- Divalan Location within Iran
- Coordinates: 36°15′55″N 45°25′11″E﻿ / ﻿36.26528°N 45.41972°E
- Country: Iran
- Province: West Azerbaijan
- County: Mirabad
- District: Zab
- Rural District: Melkari-ye Gharbi

Population (2016)
- • Total: 415
- Time zone: UTC+3:30 (IRST)

= Divalan =

Village in West Azerbaijan province, Iran

Divalan (ديوالان) (Note: Also romanized as Dīvālān) is a village in Melkari-ye Gharbi Rural District (Note: Formerly Melkari Rural District) in Zab District of Mirabad County, West Azerbaijan province, Iran.

==Demographics==
===Population===
At the time of the 2006 National Census, the village's population was 426 in 72 households, when it was in Melkari Rural District (Note: Renamed Melkari-ye Gharbi Rural District) of Vazineh District (Note: Renamed the Central District of Mirabad County) in Sardasht County.
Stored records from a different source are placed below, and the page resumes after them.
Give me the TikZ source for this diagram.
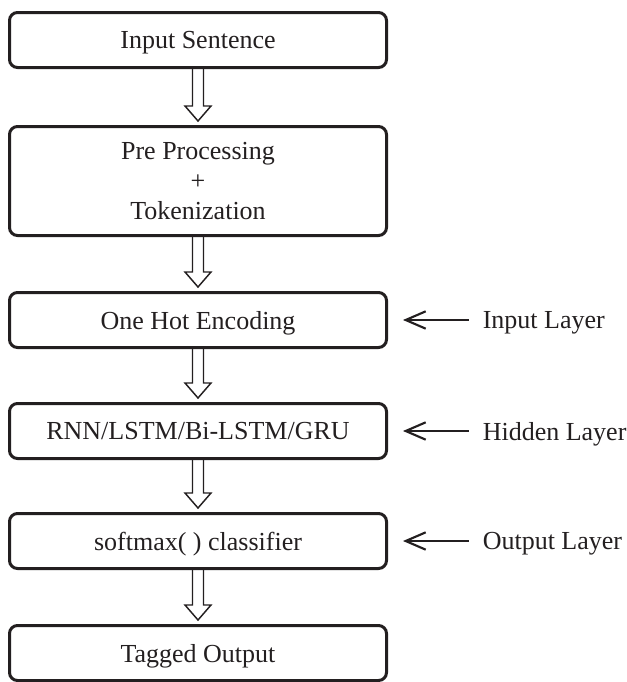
\documentclass[tikz,border=0pt]{standalone}
\usepackage{fontspec}
\setmainfont{Liberation Serif}
\usetikzlibrary{arrows.meta,calc}
\definecolor{ink}{HTML}{231F20}
\newcommand\blockarrow[2]{%
  \draw[blockarr] ($(#1.south)+(-5.5,0)$) -- ($(#2.north)+(-5.5,-19)$)
    -- ($(#2.north)+(-13,-19)$) -- ($(#2.north)+(0,-4)$)
    -- ($(#2.north)+(13,-19)$) -- ($(#2.north)+(5.5,-19)$)
    -- ($(#1.south)+(5.5,0)$);}
\begin{document}
\begin{tikzpicture}[x=0.75pt,y=-0.75pt,
  txt/.style={font=\fontsize{19.5}{22.5}\selectfont, text=ink},
  box/.style={txt, draw=ink, line width=2.25pt, rounded corners=6pt,
    minimum width=282.75pt, minimum height=41.25pt, inner sep=0pt, align=center},
  onebox/.style={box, text depth=0pt},
  blockarr/.style={draw=ink, line width=1.1pt, line join=miter},
  sidearr/.style={draw=ink, line width=1.6pt, -{Straight Barb[length=15pt,width=13pt]}},
  lab/.style={txt, anchor=west, inner sep=0pt, text depth=0pt}]
\useasboundingbox (0,0) rectangle (627,682);
\node[onebox] (b1) at (198,40) {Input Sentence};
\node[box, minimum height=81.75pt] (b2) at (198,181) {Pre Processing\\+\\Tokenization};
\node[onebox] (b3) at (198,320) {One Hot Encoding};
\node[onebox] (b4) at (198,431) {RNN/LSTM/Bi-LSTM/GRU};
\node[onebox] (b5) at (198,541) {softmax( ) classifier};
\node[onebox] (b6) at (198,653) {Tagged Output};
\blockarrow{b1}{b2}
\blockarrow{b2}{b3}
\blockarrow{b3}{b4}
\blockarrow{b4}{b5}
\blockarrow{b5}{b6}
\node[lab] (l3) at ($(b3.east)+(94.5,0)$) {Input Layer};
\node[lab] (l4) at ($(b4.east)+(94.5,0)$) {Hidden Layer};
\node[lab] (l5) at ($(b5.east)+(94.5,0)$) {Output Layer};
\draw[sidearr] ($(l3.west)+(-14,0)$) -- ($(b3.east)+(15,0)$);
\draw[sidearr] ($(l4.west)+(-14,0)$) -- ($(b4.east)+(15,0)$);
\draw[sidearr] ($(l5.west)+(-14,0)$) -- ($(b5.east)+(15,0)$);
\end{tikzpicture}
\end{document}
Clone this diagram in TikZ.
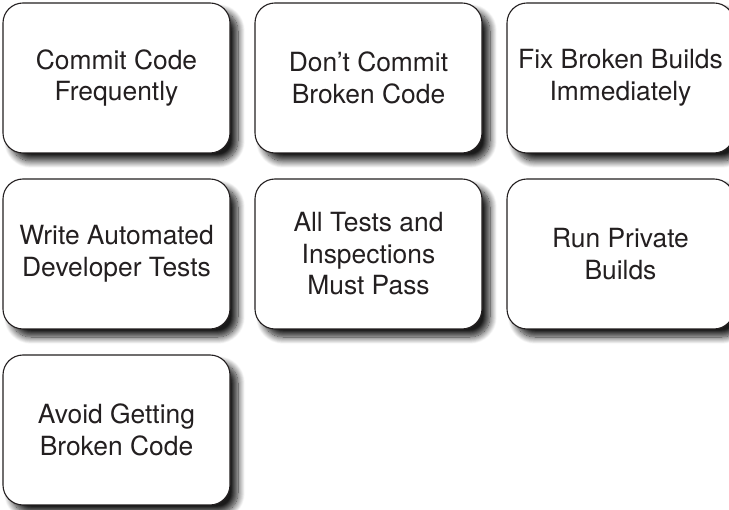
\documentclass[tikz,border=0pt]{standalone}
\usepackage{fontspec}
\setmainfont{TeX Gyre Heros}
\usepackage{xcolor}
\usepackage{tikz}
\usetikzlibrary{shadows.blur}
\definecolor{figline}{RGB}{35,31,32}
\definecolor{figtext}{RGB}{35,31,32}
\tikzset{
  card/.style ={draw=figline, line width=1.1pt, fill=white, rounded corners=20pt,
                minimum width=227pt, minimum height=150pt, align=center, inner sep=0pt,
                text=figtext, font=\fontsize{26.4}{31.5}\selectfont,
                blur shadow={shadow xshift=8pt, shadow yshift=-8pt,
                  shadow blur radius=7pt, shadow blur steps=14, shadow opacity=90}},
}

\begin{document}
\begin{tikzpicture}[x=1pt,y=-1pt]
  \useasboundingbox (0,0) rectangle (729,510);
  % first row
  \node[card] (commit)  at (116.5,78) {Commit Code\\Frequently};
  \node[card] (nobreak) at (368.5,78) {Don’t Commit\\Broken Code};
  \node[card] (fixnow)  at (620.5,78) {Fix Broken Builds\\Immediately};
  % second row
  \node[card] (autotest) at (116.5,254) {Write Automated\\Developer Tests};
  \node[card] (allpass)  at (368.5,254) {All Tests and\\Inspections\\Must Pass};
  \node[card] (private)  at (620.5,254) {Run Private\\Builds};
  % third row
  \node[card] (avoid) at (116.5,430) {Avoid Getting\\Broken Code};
\end{tikzpicture}
\end{document}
The following census in 2011 counted 373 people in 81 households. The 2016 census measured the population of the village as 415 people in 97 households.

In 2022, the district was separated from the county in the establishment of Mirabad County and renamed the Central District. The rural district was transferred to the new Zab District and renamed Melkari-ye Gharbi Rural District.